• **Objective**
Repeat the records below exactly, from the first line through the line containing "-7.34,-7.82,-7.84];", and leave out any pictures.

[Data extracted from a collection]

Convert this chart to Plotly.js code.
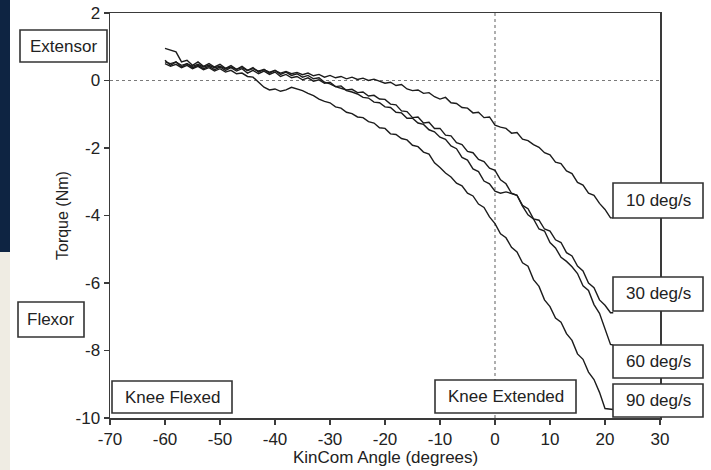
<!DOCTYPE html>
<html>
<head>
<meta charset="utf-8">
<script src="https://cdn.plot.ly/plotly-3.0.1.min.js"></script>
<style>
  html, body { margin: 0; padding: 0; background: #ffffff; }
  #chart { width: 711px; height: 470px; }
</style>
</head>
<body>
<div id="chart"></div>
<script>
// ---- data ----
const angle = [-60,-59,-58,-57,-56,-55,-54,-53,-52,-51,
  -50,-49,-48,-47,-46,-45,-44,-43,-42,-41,
  -40,-39,-38,-37,-36,-35,-34,-33,-32,-31,
  -30,-29,-28,-27,-26,-25,-24,-23,-22,-21,
  -20,-19,-18,-17,-16,-15,-14,-13,-12,-11,
  -10,-9,-8,-7,-6,-5,-4,-3,-2,-1,
  0,1,2,3,4,5,6,7,8,9,
  10,11,12,13,14,15,16,17,18,19,
  20,21,21.5];

const torque10 = [0.55,0.5,0.55,0.45,0.5,0.42,0.48,0.4,0.45,0.38,
  0.42,0.35,0.4,0.33,0.38,0.3,0.35,0.28,0.32,0.25,
  0.3,0.22,0.27,0.2,0.24,0.17,0.22,0.14,0.18,0.1,
  0.15,0.08,0.12,0.05,0.1,0.03,0.07,0.0,0.04,-0.02,
  -0.08,-0.05,-0.15,-0.12,-0.25,-0.3,-0.28,-0.38,-0.36,-0.48,
  -0.55,-0.5,-0.66,-0.68,-0.8,-0.82,-0.96,-0.94,-1.1,-1.08,
  -1.32,-1.38,-1.42,-1.56,-1.54,-1.74,-1.78,-1.9,-1.98,-2.14,
  -2.2,-2.42,-2.46,-2.68,-2.76,-3.02,-3.1,-3.34,-3.4,-3.64,
  -3.82,-4.07,-4.07];

const torque30 = [0.95,0.9,0.85,0.55,0.6,0.45,0.55,0.42,0.5,0.4,
  0.48,0.36,0.44,0.33,0.42,0.3,0.38,0.25,0.33,0.22,
  0.3,0.18,0.25,0.15,0.2,0.1,0.15,0.05,0.08,-0.05,
  -0.1,-0.18,-0.22,-0.28,-0.26,-0.36,-0.34,-0.46,-0.44,-0.55,
  -0.56,-0.7,-0.72,-0.9,-0.92,-1.1,-1.08,-1.26,-1.24,-1.42,
  -1.42,-1.62,-1.64,-1.84,-1.9,-2.1,-2.14,-2.34,-2.4,-2.6,
  -2.66,-2.94,-3.06,-3.34,-3.4,-3.7,-3.8,-4.1,-4.14,-4.4,
  -4.46,-4.72,-4.8,-5.1,-5.2,-5.5,-5.64,-6.0,-6.14,-6.5,
  -6.66,-6.88,-6.88];

const torque60 = [0.6,0.45,0.55,0.4,0.5,0.38,0.45,0.35,0.42,0.32,
  0.4,0.3,0.38,0.28,0.35,0.22,0.3,0.2,0.28,0.18,
  0.25,0.12,0.18,0.08,0.12,0.02,0.08,-0.02,0.02,-0.08,
  -0.05,-0.18,-0.16,-0.3,-0.34,-0.4,-0.5,-0.52,-0.64,-0.66,
  -0.78,-0.8,-0.94,-0.96,-1.12,-1.12,-1.26,-1.3,-1.46,-1.52,
  -1.68,-1.74,-1.94,-2.02,-2.28,-2.36,-2.62,-2.7,-2.98,-3.06,
  -3.28,-3.34,-3.3,-3.36,-3.4,-3.72,-3.98,-4.1,-4.4,-4.46,
  -4.8,-4.96,-5.24,-5.36,-5.52,-5.72,-6.08,-6.22,-6.64,-6.9,
  -7.34,-7.82,-7.84];

const torque90 = [0.5,0.42,0.48,0.38,0.45,0.35,0.42,0.32,0.38,0.28,
  0.35,0.25,0.3,0.2,0.22,0.12,0.1,-0.05,-0.2,-0.28,
  -0.25,-0.32,-0.28,-0.2,-0.25,-0.3,-0.38,-0.45,-0.55,-0.62,
  -0.66,-0.78,-0.82,-0.94,-0.98,-1.08,-1.1,-1.22,-1.26,-1.4,
  -1.42,-1.58,-1.6,-1.72,-1.76,-1.92,-1.96,-2.12,-2.18,-2.44,
  -2.58,-2.74,-2.86,-3.04,-3.12,-3.34,-3.42,-3.66,-3.76,-4.04,
  -4.24,-4.54,-4.66,-4.94,-5.08,-5.4,-5.5,-5.9,-6.1,-6.5,
  -6.7,-7.04,-7.16,-7.5,-7.7,-8.1,-8.26,-8.64,-8.86,-9.24,
  -9.72,-9.75,-9.75];

const seriesNames = ['10 deg/s','30 deg/s','60 deg/s','90 deg/s'];
const xTickVals = [-70,-60,-50,-40,-30,-20,-10,0,10,20,30];
const xTickText = ['-70','-60','-50','-40','-30','-20','-10','0','10','20','30'];
const yTickVals = [-10,-8,-6,-4,-2,0,2];
const yTickText = ['-10','-8','-6','-4','-2','0','2'];
const sideLabels = ['Extensor','Flexor','Knee Flexed','Knee Extended'];

// ---- layout helpers (pixel -> paper) ----
const L = 110, R = 660, T = 13, B = 418;
const px = v => (v - L) / (R - L);
const py = v => (B - v) / (B - T);

const ink = '#222222';
const fontFam = '"Liberation Sans", Arial, Helvetica, sans-serif';

const allY = [torque10, torque30, torque60, torque90];
const traces = allY.map((ys, i) => ({
  type: 'scatter', mode: 'lines', name: seriesNames[i],
  x: angle, y: ys,
  line: {color: '#1c1c1c', width: 1.4},
  showlegend: false, hoverinfo: 'skip'
}));

// boxes: [x0,x1,y0,y1] in px, label
const boxes = [
  [20,107,30,62, sideLabels[0]],
  [18,84,302,337, sideLabels[1]],
  [112,232,381,413, sideLabels[2]],
  [435,576,380,413, sideLabels[3]],
  [613,703,183,218, seriesNames[0]],
  [613,703,277,311, seriesNames[1]],
  [613,703,345,378, seriesNames[2]],
  [613,703,384,417, seriesNames[3]]
];

const shapes = [
  {type:'rect', xref:'paper', yref:'paper', x0:px(0), x1:px(10), y0:py(0), y1:py(252),
   fillcolor:'#0e2442', line:{width:0}, layer:'below'},
  {type:'rect', xref:'paper', yref:'paper', x0:px(0), x1:px(10), y0:py(252), y1:py(470),
   fillcolor:'#efece3', line:{width:0}, layer:'below'},
  {type:'line', xref:'x', yref:'y', x0:-70, x1:30, y0:0, y1:0,
   line:{color:'#7a7a7a', width:1.2, dash:'dot'}, layer:'below'},
  {type:'line', xref:'x', yref:'y', x0:0, x1:0, y0:-10, y1:2,
   line:{color:'#7a7a7a', width:1.2, dash:'dot'}, layer:'below'}
];
const annotations = [];
boxes.forEach(b => {
  shapes.push({type:'rect', xref:'paper', yref:'paper',
    x0:px(b[0]), x1:px(b[1]), y0:py(b[3]), y1:py(b[2]),
    fillcolor:'#ffffff', line:{color:'#333333', width:1.6}, layer:'above'});
  annotations.push({xref:'paper', yref:'paper', x:px((b[0]+b[1])/2), y:py((b[2]+b[3])/2),
    text:b[4], showarrow:false, xanchor:'center', yanchor:'middle',
    font:{family:fontFam, size:17, color:ink}});
});
annotations.push({xref:'paper', yref:'paper', x:px(385), y:py(457), text:'KinCom Angle (degrees)',
  showarrow:false, xanchor:'center', yanchor:'middle', font:{family:fontFam, size:17, color:ink}});
annotations.push({xref:'paper', yref:'paper', x:px(62), y:py(215), text:'Torque (Nm)', textangle:-90,
  showarrow:false, xanchor:'center', yanchor:'middle', font:{family:fontFam, size:16, color:'#222222'}});

const layout = {
  width: 711, height: 470,
  margin: {l: L, r: 711 - R, t: T, b: 470 - B, pad: 0},
  paper_bgcolor: '#ffffff', plot_bgcolor: '#ffffff',
  font: {family: fontFam, size: 17, color: ink},
  xaxis: {range: [-70, 30], tickvals: xTickVals, ticktext: xTickText,
    showgrid: false, zeroline: false, showline: true, mirror: true,
    linecolor: '#3a3a3a', linewidth: 1.5, ticks: 'outside', ticklen: 5,
    tickwidth: 1.5, tickcolor: '#3a3a3a', tickfont: {family: fontFam, size: 17, color: ink}},
  yaxis: {range: [-10, 2], tickvals: yTickVals, ticktext: yTickText,
    showgrid: false, zeroline: false, showline: true, mirror: true,
    linecolor: '#3a3a3a', linewidth: 1.5, ticks: 'outside', ticklen: 5,
    tickwidth: 1.5, tickcolor: '#3a3a3a', tickfont: {family: fontFam, size: 17, color: ink}},
  shapes: shapes,
  annotations: annotations,
  showlegend: false
};

Plotly.newPlot('chart', traces, layout, {displayModeBar: false, staticPlot: true});
</script>
</body>
</html>
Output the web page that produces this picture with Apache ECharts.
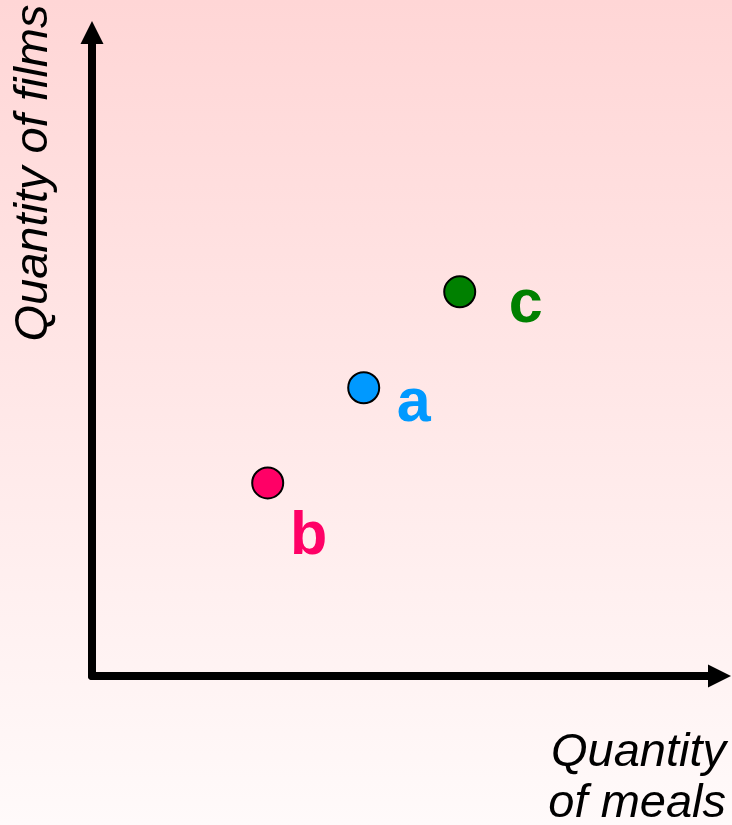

• **Solution**
Convert this chart to Plotly.js code.
<!DOCTYPE html>
<html>
<head>
<meta charset="utf-8">
<script src="https://cdn.plot.ly/plotly-3.0.1.min.js"></script>
<style>
  html, body { margin: 0; padding: 0; background: #ffffff; }
  #chart { width: 711px; height: 470px; }
</style>
</head>
<body>
<div id="chart"></div>
<script>
// ---- data ----
const angle = [-60,-59,-58,-57,-56,-55,-54,-53,-52,-51,
  -50,-49,-48,-47,-46,-45,-44,-43,-42,-41,
  -40,-39,-38,-37,-36,-35,-34,-33,-32,-31,
  -30,-29,-28,-27,-26,-25,-24,-23,-22,-21,
  -20,-19,-18,-17,-16,-15,-14,-13,-12,-11,
  -10,-9,-8,-7,-6,-5,-4,-3,-2,-1,
  0,1,2,3,4,5,6,7,8,9,
  10,11,12,13,14,15,16,17,18,19,
  20,21,21.5];

const torque10 = [0.55,0.5,0.55,0.45,0.5,0.42,0.48,0.4,0.45,0.38,
  0.42,0.35,0.4,0.33,0.38,0.3,0.35,0.28,0.32,0.25,
  0.3,0.22,0.27,0.2,0.24,0.17,0.22,0.14,0.18,0.1,
  0.15,0.08,0.12,0.05,0.1,0.03,0.07,0.0,0.04,-0.02,
  -0.08,-0.05,-0.15,-0.12,-0.25,-0.3,-0.28,-0.38,-0.36,-0.48,
  -0.55,-0.5,-0.66,-0.68,-0.8,-0.82,-0.96,-0.94,-1.1,-1.08,
  -1.32,-1.38,-1.42,-1.56,-1.54,-1.74,-1.78,-1.9,-1.98,-2.14,
  -2.2,-2.42,-2.46,-2.68,-2.76,-3.02,-3.1,-3.34,-3.4,-3.64,
  -3.82,-4.07,-4.07];

const torque30 = [0.95,0.9,0.85,0.55,0.6,0.45,0.55,0.42,0.5,0.4,
  0.48,0.36,0.44,0.33,0.42,0.3,0.38,0.25,0.33,0.22,
  0.3,0.18,0.25,0.15,0.2,0.1,0.15,0.05,0.08,-0.05,
  -0.1,-0.18,-0.22,-0.28,-0.26,-0.36,-0.34,-0.46,-0.44,-0.55,
  -0.56,-0.7,-0.72,-0.9,-0.92,-1.1,-1.08,-1.26,-1.24,-1.42,
  -1.42,-1.62,-1.64,-1.84,-1.9,-2.1,-2.14,-2.34,-2.4,-2.6,
  -2.66,-2.94,-3.06,-3.34,-3.4,-3.7,-3.8,-4.1,-4.14,-4.4,
  -4.46,-4.72,-4.8,-5.1,-5.2,-5.5,-5.64,-6.0,-6.14,-6.5,
  -6.66,-6.88,-6.88];

const torque60 = [0.6,0.45,0.55,0.4,0.5,0.38,0.45,0.35,0.42,0.32,
  0.4,0.3,0.38,0.28,0.35,0.22,0.3,0.2,0.28,0.18,
  0.25,0.12,0.18,0.08,0.12,0.02,0.08,-0.02,0.02,-0.08,
  -0.05,-0.18,-0.16,-0.3,-0.34,-0.4,-0.5,-0.52,-0.64,-0.66,
  -0.78,-0.8,-0.94,-0.96,-1.12,-1.12,-1.26,-1.3,-1.46,-1.52,
  -1.68,-1.74,-1.94,-2.02,-2.28,-2.36,-2.62,-2.7,-2.98,-3.06,
  -3.28,-3.34,-3.3,-3.36,-3.4,-3.72,-3.98,-4.1,-4.4,-4.46,
  -4.8,-4.96,-5.24,-5.36,-5.52,-5.72,-6.08,-6.22,-6.64,-6.9,
  -7.34,-7.82,-7.84];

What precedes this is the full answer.